Sewing Machine War is Spreading

   Posted by: admin    in Business, Webster City

The Fort Dodge Messenger: June 23, 1903

Sewing Machine War is Spreading

Singer and Wheeler-Wilson Companies Now in Fierce Competition in Webster City.

Methods are Too Strenuous

Warrants for Arrest of Seven Over Officious Agents Have Been Sworn Out and Placed in Hands of Webster City Police.

The Singer-Wheeler-Wilson sewing machine war, which raged with violence in this city some time ago, has spread to Webster City, where arrest seems likely to follow the strenuous efforts of some of the sewing machine agents. Warrants for the arrest of seven of these ubiquitous gentlemen were issued on Monday.

The agents for whom warrants have been issued are all from Boone.
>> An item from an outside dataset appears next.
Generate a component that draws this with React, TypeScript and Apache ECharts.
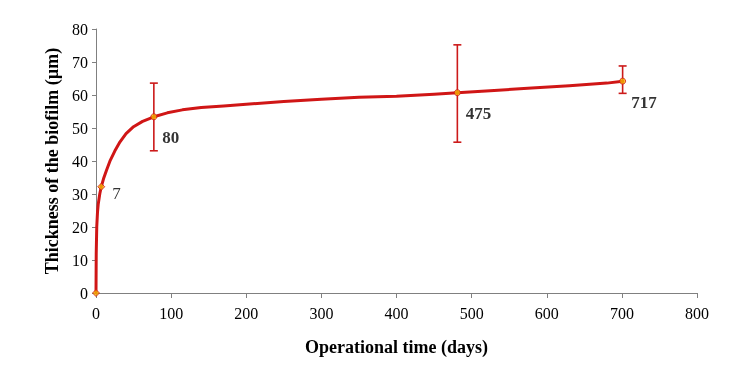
import React, { useEffect, useRef } from "react";
import * as echarts from "echarts";

// Fitted curve
const curveX = [0, 0.3, 1, 2, 3, 5, 7, 10, 14, 19, 25, 32, 40, 50, 62, 77, 95, 115, 140, 170, 200, 250, 300, 350, 400, 450, 481, 530, 580, 630, 680, 701];
const curveY = [0, 12, 20, 24.5, 27, 30, 32.2, 34.6, 37.2, 40.2, 43, 45.8, 48.3, 50.4, 52, 53.4, 54.6, 55.5, 56.2, 56.7, 57.2, 58, 58.7, 59.3, 59.6, 60.2, 60.7, 61.4, 62.1, 62.8, 63.6, 64.2];

// Measured points
const pointX = [0, 7, 77, 481, 701];
const pointY = [0, 32.2, 53.4, 60.7, 64.2];
const pointLabels = ["", "7", "80", "475", "717"];
const errLow = [null, null, 43.1, 45.7, 60.5];
const errHigh = [null, null, 63.6, 75.2, 68.8];

const xTicks = [0, 100, 200, 300, 400, 500, 600, 700, 800];
const yTicks = [0, 10, 20, 30, 40, 50, 60, 70, 80];

const SERIF = "Liberation Serif";

export default function App() {
  const ref = useRef<HTMLDivElement>(null);
  useEffect(() => {
    if (!ref.current) return;
    const chart = echarts.init(ref.current, null, { renderer: "svg" });
    const curve = curveX.map((x, i) => [x, curveY[i]]);
    const errData = pointX
      .map((x, i) => (errLow[i] != null ? [x, errLow[i], errHigh[i]] : null))
      .filter((d) => d !== null);
    const pts = pointX.map((x, i) => ({
      value: [x, pointY[i]],
      symbol: i < 2 ? "diamond" : "circle",
      symbolSize: i < 2 ? 7 : 6,
      label: {
        show: pointLabels[i] !== "",
        formatter: pointLabels[i],
        position: "right",
        offset: i === 1 ? [2, 7] : [0, 21],
        fontFamily: SERIF,
        fontSize: 17,
        fontWeight: i === 1 ? "normal" : "bold",
        color: "#000",
      },
    }));
    chart.setOption({
      animation: false,
      textStyle: { fontFamily: SERIF },
      grid: { left: 96, top: 29, right: 46, bottom: 81 },
      xAxis: {
        type: "value",
        min: xTicks[0],
        max: xTicks[xTicks.length - 1],
        interval: 100,
        splitLine: { show: false },
        axisLine: { lineStyle: { color: "#808080", width: 1 } },
        axisTick: { show: true, length: 5, lineStyle: { color: "#808080" } },
        axisLabel: { fontFamily: SERIF, fontSize: 16, color: "#000", margin: 12 },
        name: "Operational time (days)",
        nameLocation: "middle",
        nameGap: 45,
        nameTextStyle: { fontFamily: SERIF, fontSize: 18, fontWeight: "bold", color: "#000" },
      },
      yAxis: {
        type: "value",
        min: yTicks[0],
        max: yTicks[yTicks.length - 1],
        interval: 10,
        splitLine: { show: false },
        axisLine: { show: true, lineStyle: { color: "#808080", width: 1 } },
        axisTick: { show: true, length: 4, lineStyle: { color: "#808080" } },
        axisLabel: { fontFamily: SERIF, fontSize: 16, color: "#000", margin: 8 },
        name: "Thickness of the biofilm (µm)",
        nameLocation: "middle",
        nameGap: 35,
        nameTextStyle: { fontFamily: SERIF, fontSize: 18, fontWeight: "bold", color: "#000" },
      },
      series: [
        {
          type: "line",
          data: curve,
          smooth: false,
          showSymbol: false,
          lineStyle: { color: "#d01616", width: 3, join: "round", cap: "round" },
          z: 2,
        },
        {
          type: "custom",
          data: errData,
          z: 3,
          renderItem: (params: any, api: any) => {
            const x = api.value(0);
            const lo = api.coord([x, api.value(1)]);
            const hi = api.coord([x, api.value(2)]);
            const cap = 4;
            const style = { stroke: "#cc1a1a", lineWidth: 1.6 };
            return {
              type: "group",
              children: [
                { type: "line", shape: { x1: lo[0], y1: lo[1], x2: hi[0], y2: hi[1] }, style },
                { type: "line", shape: { x1: lo[0] - cap, y1: lo[1], x2: lo[0] + cap, y2: lo[1] }, style },
                { type: "line", shape: { x1: hi[0] - cap, y1: hi[1], x2: hi[0] + cap, y2: hi[1] }, style },
              ],
            };
          },
        },
        {
          type: "scatter",
          data: pts,
          itemStyle: { color: "#f5b400", borderColor: "#d01616", borderWidth: 1 },
          z: 4,
        },
      ],
    });
    return () => chart.dispose();
  }, []);
  return (
    <div
      ref={ref}
      style={{ position: "fixed", left: 0, top: 0, width: 743, height: 374 }}
    />
  );
}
The Webster City Freeman Tribune gives the following particulars:

The sewing machine agents who have been flooding the city with the Singer and Wheeler & Wilson machines for the past ten days, will run up against some trouble this afternoon if the program of the city police force is carried out. Warrants have been issued for seven of them upon the charge of selling their goods about the city without a license.

Since the advent of these representatives of two rival companies in the city life among sewing machine agents seems to have become peculiarly strenuous. Their modus operandi has been to leave a machine at a home whether it was needed or not, provided only that the housewife would give it a trial. Things went along smoothly until competition began to grew fierce between the two companies when each started in on a crusade of making sales on almost any kind of a basis.

It was when this stage of the business was reached that the agents left a machine at the home of W.J. Biernatzki. They removed his old machine which they were to take as part payment on the new one should it prove satisfactory. The machine was not just what was wanted, so Mr. Biernatzki says, and he made a demand on the agents for a return of the old machine and a removing of the new.

Through some misunderstanding or other the agents refused to do this, in consequence of which Mr. Biernatzki informed on them and the warrants are now made out for their arrest and will probably be served this evening. The agents all hail from Boone, instead of Fort Dodge, as mentioned Saturday.